Managing high security psychiatric care Edited by Charles Kaye and Alan Franey Jessica Kingsley Publishers 240 pages £19.95

Edited by, and with chapters from, two senior NHS managers involved in the special hospitals, this book provides a fascinating, if partial, view of the management challenges in the often closed world of Broadmoor, Rampton and Ashworth.

The book opens with an perceptive introduction and history of the hospitals, tracking the story from the foundation of Broadmoor in 1863 to the present. Given the archive material available at the hospitals, I found this section a little sketchy.

Later chapters, on culture and the inheritance of the former Special Hospitals Service Authority, provide fuller commentary on the history - particularly the influence of the Prison Officers Association - and the mythology surrounding these institutions. The political realities of running such a service are well described and give the reader a flavour of what challenges managers face in handling the relationship between security and therapy.

A chapter examining the troubled industrial relations at the hospitals does not sit on any fences. It states boldly that 'the POA should no longer be recognised' if real culture change is to occur.

Margaret Orr attempts to describe the hospital patients and trots out the now rather sterile and unhelpful psychiatric terminology, including the term 'psychopathically disordered'. Greater discussion of the weakness of current knowledge would have been useful, as would a specific analysis of the special needs of women patients as well as black people and other minority groups.
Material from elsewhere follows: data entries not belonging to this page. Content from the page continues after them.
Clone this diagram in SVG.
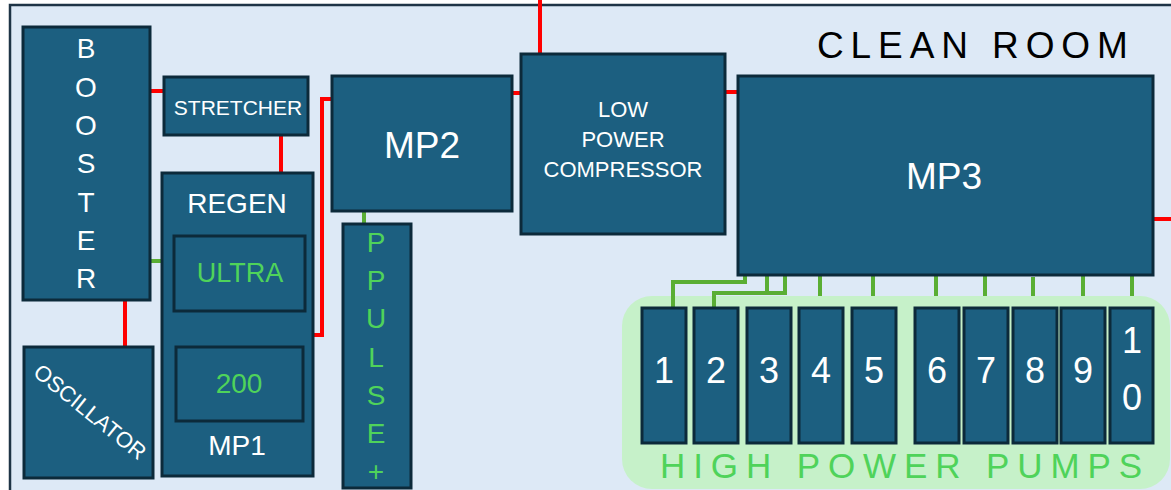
<svg xmlns="http://www.w3.org/2000/svg" width="1171" height="490" viewBox="0 0 1171 490">
<style>
.box{fill:#1c5f80;stroke:#0c2a3a;stroke-width:3}
.t{font-family:"Liberation Sans",Arial,sans-serif;fill:#ffffff;text-anchor:middle}
.tg{font-family:"Liberation Sans",Arial,sans-serif;fill:#4fd35a;text-anchor:middle}
.red{stroke:#ff0000;stroke-width:4;fill:none}
.grn{stroke:#5aae34;stroke-width:4;fill:none}
.num{font-size:36px}
</style>
<rect x="10" y="5" width="1175" height="500" fill="#dde9f6" stroke="#1e3446" stroke-width="2.5"/>
<text x="817" y="58" font-family="'Liberation Sans',Arial,sans-serif" font-size="37" letter-spacing="6.9" fill="#000">CLEAN ROOM</text>
<g id="pumps-area">
<rect x="622" y="296" width="548" height="193" rx="30" fill="#c6f1c9"/>
<text x="660" y="478" font-family="'Liberation Sans',Arial,sans-serif" font-size="35" letter-spacing="7.9" fill="#4fd35a">HIGH POWER PUMPS</text>
</g>
<g id="connectors">
<path class="red" d="M540 0V54"/>
<path class="red" d="M150 91H164"/>
<path class="red" d="M281 135V174"/>
<path class="red" d="M125 300V347"/>
<path class="red" d="M312 335H322V99H332"/>
<path class="red" d="M512 93H521"/>
<path class="red" d="M725 92H738"/>
<path class="red" d="M1153 219H1171"/>
<path class="grn" d="M150 261H174"/>
<path class="grn" d="M364 211V225"/>
<path class="grn" d="M745 275V282H673V308"/>
<path class="grn" d="M785 275V293H714V308"/>
<path class="grn" d="M767 275V293"/>
<path class="grn" d="M820 275V296"/>
<path class="grn" d="M873 275V296"/>
<path class="grn" d="M936 275V296"/>
<path class="grn" d="M985 275V296"/>
<path class="grn" d="M1033 277V296"/>
<path class="grn" d="M1083 275V296"/>
<path class="grn" d="M1132 275V296"/>
</g>
<g id="booster">
<rect class="box" x="23" y="27" width="127" height="273"/>
<g class="t" font-size="28">
<text x="86" y="58">B</text><text x="86" y="97">O</text><text x="86" y="135">O</text><text x="86" y="173">S</text><text x="86" y="212">T</text><text x="86" y="250">E</text><text x="86" y="288">R</text>
</g>
</g>
<g id="stretcher">
<rect class="box" x="164" y="77" width="144" height="58"/>
<text class="t" x="238" y="115" font-size="21">STRETCHER</text>
</g>
<g id="mp1">
<rect class="box" x="162" y="173" width="151" height="303"/>
<text class="t" x="237" y="213" font-size="28">REGEN</text>
<text class="t" x="237" y="455" font-size="28">MP1</text>
</g>
<g id="ultra">
<rect class="box" x="174" y="236" width="131" height="75"/>
<text class="tg" x="240" y="282" font-size="27">ULTRA</text>
</g>
<g id="n200">
<rect class="box" x="176" y="347" width="127" height="74"/>
<text class="tg" x="239" y="393" font-size="28">200</text>
</g>
<g id="oscillator">
<rect class="box" x="24" y="347" width="129" height="131"/>
<text class="t" x="0" y="0" font-size="22" dominant-baseline="central" transform="translate(90 412) rotate(39)">OSCILLATOR</text>
</g>
<g id="mp2">
<rect class="box" x="332" y="76" width="180" height="135"/>
<text class="t" x="422" y="158" font-size="37">MP2</text>
</g>
<g id="ppulse">
<rect class="box" x="343" y="224" width="68" height="264"/>
<g class="tg" font-size="28">
<text x="376" y="252">P</text><text x="376" y="290">P</text><text x="376" y="328">U</text><text x="376" y="367">L</text><text x="376" y="405">S</text><text x="376" y="443">E</text><text x="376" y="481">+</text>
</g>
</g>
<g id="lpc">
<rect class="box" x="521" y="54" width="204" height="180"/>
<g class="t" font-size="22">
<text x="623" y="117">LOW</text><text x="623" y="147">POWER</text><text x="623" y="177">COMPRESSOR</text>
</g>
</g>
<g id="mp3">
<rect class="box" x="738" y="76" width="415" height="199"/>
<text class="t" x="944" y="189" font-size="37">MP3</text>
</g>
<g id="pump1"><rect class="box" x="642" y="308" width="44" height="135"/><text class="t num" x="664" y="383">1</text></g>
<g id="pump2"><rect class="box" x="694" y="308" width="44" height="135"/><text class="t num" x="716" y="383">2</text></g>
<g id="pump3"><rect class="box" x="747" y="308" width="44" height="135"/><text class="t num" x="769" y="383">3</text></g>
<g id="pump4"><rect class="box" x="799" y="308" width="44" height="135"/><text class="t num" x="821" y="383">4</text></g>
<g id="pump5"><rect class="box" x="852" y="308" width="44" height="135"/><text class="t num" x="874" y="383">5</text></g>
<g id="pump6"><rect class="box" x="915" y="308" width="44" height="135"/><text class="t num" x="937" y="383">6</text></g>
<g id="pump7"><rect class="box" x="964" y="308" width="44" height="135"/><text class="t num" x="986" y="383">7</text></g>
<g id="pump8"><rect class="box" x="1013" y="308" width="44" height="135"/><text class="t num" x="1035" y="383">8</text></g>
<g id="pump9"><rect class="box" x="1061" y="308" width="44" height="135"/><text class="t num" x="1083" y="383">9</text></g>
<g id="pump10"><rect class="box" x="1110" y="308" width="43" height="135"/><text class="t num" x="1132" y="353">1</text><text class="t num" x="1132" y="410">0</text></g>
</svg>
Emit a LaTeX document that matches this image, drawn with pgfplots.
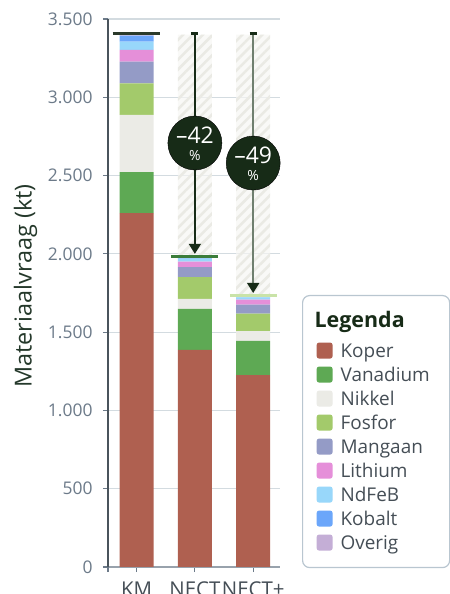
\documentclass[border=0pt]{standalone}
\usepackage{fontspec}
\setmainfont{Open Sans}
\usepackage{pgfplots}
\pgfplotsset{compat=1.18}
\usetikzlibrary{patterns.meta,arrows.meta}

\definecolor{cKoper}{HTML}{AF6050}
\definecolor{cVanadium}{HTML}{5EA954}
\definecolor{cNikkel}{HTML}{EBEBE6}
\definecolor{cFosfor}{HTML}{A3CA6B}
\definecolor{cMangaan}{HTML}{949BC6}
\definecolor{cLithium}{HTML}{E58FD9}
\definecolor{cNdFeB}{HTML}{98D7FA}
\definecolor{cKobalt}{HTML}{6BA6FA}
\definecolor{cOverig}{HTML}{C4AED6}
\definecolor{gridc}{HTML}{D3DBE0}
\definecolor{tickc}{HTML}{6C7A89}
\definecolor{axisc}{HTML}{4A545C}
\definecolor{darkg}{HTML}{172B17}
\definecolor{labelc}{HTML}{24382A}
\definecolor{legtext}{HTML}{454E56}
\definecolor{legborder}{HTML}{B9C6D0}
\definecolor{hatchbg}{HTML}{F6F6F3}
\definecolor{hatchln}{HTML}{EAEAE4}
\definecolor{lineKM}{HTML}{2B3A2B}
\definecolor{lineNECT}{HTML}{3B7D3B}
\definecolor{lineNECTp}{HTML}{C9E3A8}
\definecolor{arrowgray}{HTML}{6F7F6F}

\newcommand{\LE}[1]{\makebox[95bp][l]{\raisebox{5.3bp}{\rule{0pt}{18.7bp}#1}}}

% values (kt)
\pgfplotstableread{
x Koper Vanadium Nikkel Fosfor Mangaan Lithium NdFeB Kobalt Overig Gap
0 2260 262 365 202 138 75 53 38 7 0
1 1386 262 64 140 64 34 19 5 3 1423
2 1225 220 62 111 57 32 15 6 4 1668
}\datatable

\begin{document}
\begin{tikzpicture}
\useasboundingbox (0,0) rectangle (450bp,594bp);
\begin{axis}[
  at={(108bp,27bp)}, anchor=south west,
  scale only axis, width=172bp, height=548bp,
  xmin=-0.49, xmax=2.46, ymin=0, ymax=3500,
  ybar stacked, bar width=34bp,
  xtick={0,1,2}, xticklabels={KM,NECT,NECT+},
  extra x ticks={-0.49}, extra x tick labels={},
  ytick={0,500,...,3500},
  yticklabels={0,500,1.000,1.500,2.000,2.500,3.000,3.500},
  ymajorgrids, grid style={color=gridc, line width=1.2bp},
  axis x line*=bottom, axis y line*=left,
  x axis line style={color=tickc!70, line width=1.2bp, -},
  y axis line style={color=axisc, line width=1.5bp, -},
  tick align=outside, major tick length=5bp,
  tick style={color=tickc, line width=1.2bp},
  yticklabel style={font=\fontsize{17.5}{17.5}\selectfont, text=tickc, xshift=-7bp},
  xticklabel style={font=\fontsize{20.5}{20.5}\selectfont, text=legtext, anchor=base, yshift=-24bp},
  ylabel={Materiaalvraag (kt)},
  ylabel style={at={(axis description cs:-0.4436,0.5128)}, anchor=base,
    font=\fontsize{23.5}{23.5}\selectfont, text=labelc},
  legend cell align=left,
  legend style={at={(rel axis cs:1.128,0.4964)}, anchor=north west,
    draw=legborder, line width=1.2bp, rounded corners=7bp,
    inner xsep=14bp, inner ysep=13bp, row sep=0bp, column sep=8bp,
    nodes={inner sep=0pt, text depth=0pt},
    font=\fontsize{19}{19}\selectfont, text=legtext},
  legend image code/.code={\fill[#1, rounded corners=2.5bp] (0bp,-8bp) rectangle (16bp,8bp);},
]
\addlegendimage{empty legend}
\addlegendentry{\makebox[95bp][l]{\hspace{-26bp}\raisebox{11.3bp}{\rule{0pt}{18.7bp}\textcolor{darkg}{\fontsize{21.5}{21.5}\selectfont\bfseries Legenda}}}}
\addplot[fill=cKoper, draw=none] table[x=x, y=Koper] {\datatable};
\addlegendentry{\LE{Koper}}
\addplot[fill=cVanadium, draw=none] table[x=x, y=Vanadium] {\datatable};
\addlegendentry{\LE{Vanadium}}
\addplot[fill=cNikkel, draw=none] table[x=x, y=Nikkel] {\datatable};
\addlegendentry{\LE{Nikkel}}
\addplot[fill=cFosfor, draw=none] table[x=x, y=Fosfor] {\datatable};
\addlegendentry{\LE{Fosfor}}
\addplot[fill=cMangaan, draw=none] table[x=x, y=Mangaan] {\datatable};
\addlegendentry{\LE{Mangaan}}
\addplot[fill=cLithium, draw=none] table[x=x, y=Lithium] {\datatable};
\addlegendentry{\LE{Lithium}}
\addplot[fill=cNdFeB, draw=none] table[x=x, y=NdFeB] {\datatable};
\addlegendentry{\LE{NdFeB}}
\addplot[fill=cKobalt, draw=none] table[x=x, y=Kobalt] {\datatable};
\addlegendentry{\LE{Kobalt}}
\addplot[fill=cOverig, draw=none] table[x=x, y=Overig] {\datatable};
\addlegendentry{\LE{Overig}}
\addplot[forget plot, draw=none, preaction={fill=hatchbg, fill opacity=0.7},
  pattern={Lines[angle=45,distance=7bp,line width=2.5bp]}, pattern color=hatchln]
  table[x=x, y=Gap] {\datatable};
\end{axis}

\begin{axis}[
  at={(108bp,27bp)}, anchor=south west,
  scale only axis, width=172bp, height=548bp,
  xmin=-0.49, xmax=2.46, ymin=0, ymax=3500,
  hide axis, clip=false,
]
% reference lines on top of bars
\addplot[color=lineKM, line width=3bp] coordinates {(-0.41,3405) (0.41,3405)};
\addplot[color=lineNECT, line width=3bp] coordinates {(0.59,1982) (1.40,1982)};
\addplot[color=lineNECTp, line width=3bp] coordinates {(1.60,1735) (2.41,1735)};
% arrows
\addplot[color=darkg, line width=1.8bp, -{Triangle[width=12bp,length=10bp]}] coordinates {(1,3405) (1,2000)};
\addplot[color=arrowgray, line width=1.8bp, -{Triangle[width=12bp,length=10bp,color=darkg]}] coordinates {(2,3405) (2,1750)};
\addplot[color=darkg, line width=3bp] coordinates {(0.94,3405) (1.06,3405)};
\addplot[color=darkg, line width=3bp] coordinates {(1.94,3405) (2.06,3405)};
% circles
\addplot[only marks, mark=*, mark size=27bp, mark options={fill=darkg, draw=none}] coordinates {(1,2708) (2,2580)};
\end{axis}

\begin{axis}[
  at={(108bp,27bp)}, anchor=south west,
  scale only axis, width=172bp, height=548bp,
  xmin=-0.49, xmax=2.46, ymin=0, ymax=3500,
  hide axis, clip=false,
]
\node[text=white, align=center, inner sep=0pt, font=\fontsize{14}{17}\selectfont] at (axis cs:1,2703)
  {{\fontsize{23}{23}\selectfont \textendash42}\\\%};
\node[text=white, align=center, inner sep=0pt, font=\fontsize{14}{17}\selectfont] at (axis cs:2,2575)
  {{\fontsize{23}{23}\selectfont \textendash49}\\\%};
\end{axis}
\end{tikzpicture}
\end{document}
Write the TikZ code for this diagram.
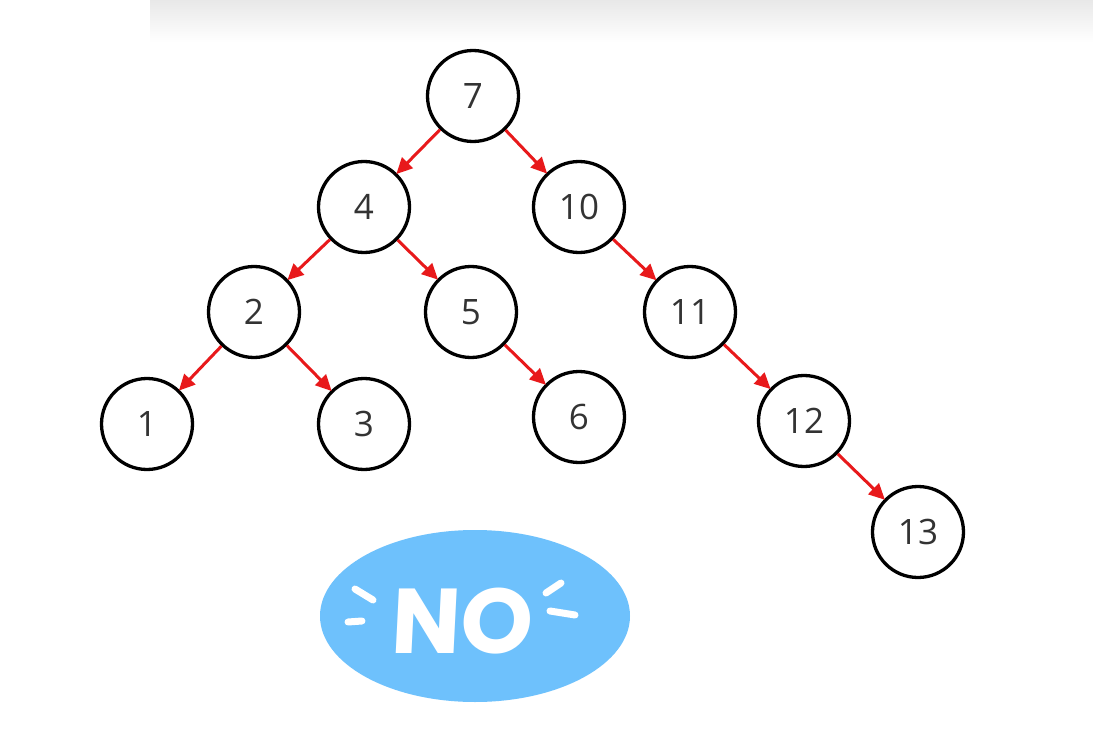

Professor Pamela Taylor provides an excellent and useful analysis of the thorny issues of patient relationships, which any forensic mental health service would find valuable. This chapter provides well-researched guidance of a practical nature that is realistic and sensitive.

The book examines the influences of the media coverage of the hospitals and the effects of independent inquiries, of which there have been many. I found it somewhat defensive and depressing on these topics.

The media will always have a legitimate interest in these services, but the book fails to ask whether more open policies might actually help.

The authors accurately plot the negative effects of inquiries and question their role. In truth, the need for independent examination of these hospitals is crucial in an open society, however painful.

The authors courageously accept that 'with hindsight, we would have initiated fewer inquiries, but followed them up more vigorously'.

The book plots the progress made from the inception of the SHSA in 1989, including the elimination of slopping out and the introduction of 24-hour care. It offers candid examination of some of the more extreme mistakes, for example the death of young black men in Broadmoor, a chilling reminder that much still needs to be done.

But this book has a major deficit. It does not include any real contribution from the patients' experience. In any attempt to get a balanced picture of the work of these hospitals, a user perspective, gained from somebody who has actually lived in the system, is essential. The views of one or two former patients would have given a more rounded picture.

The definitive story of these three hospitals may never be written, but this book does attempt to provide an honest, and at times painful, examination of what goes on.

Ray Rowden Visiting professor at York University.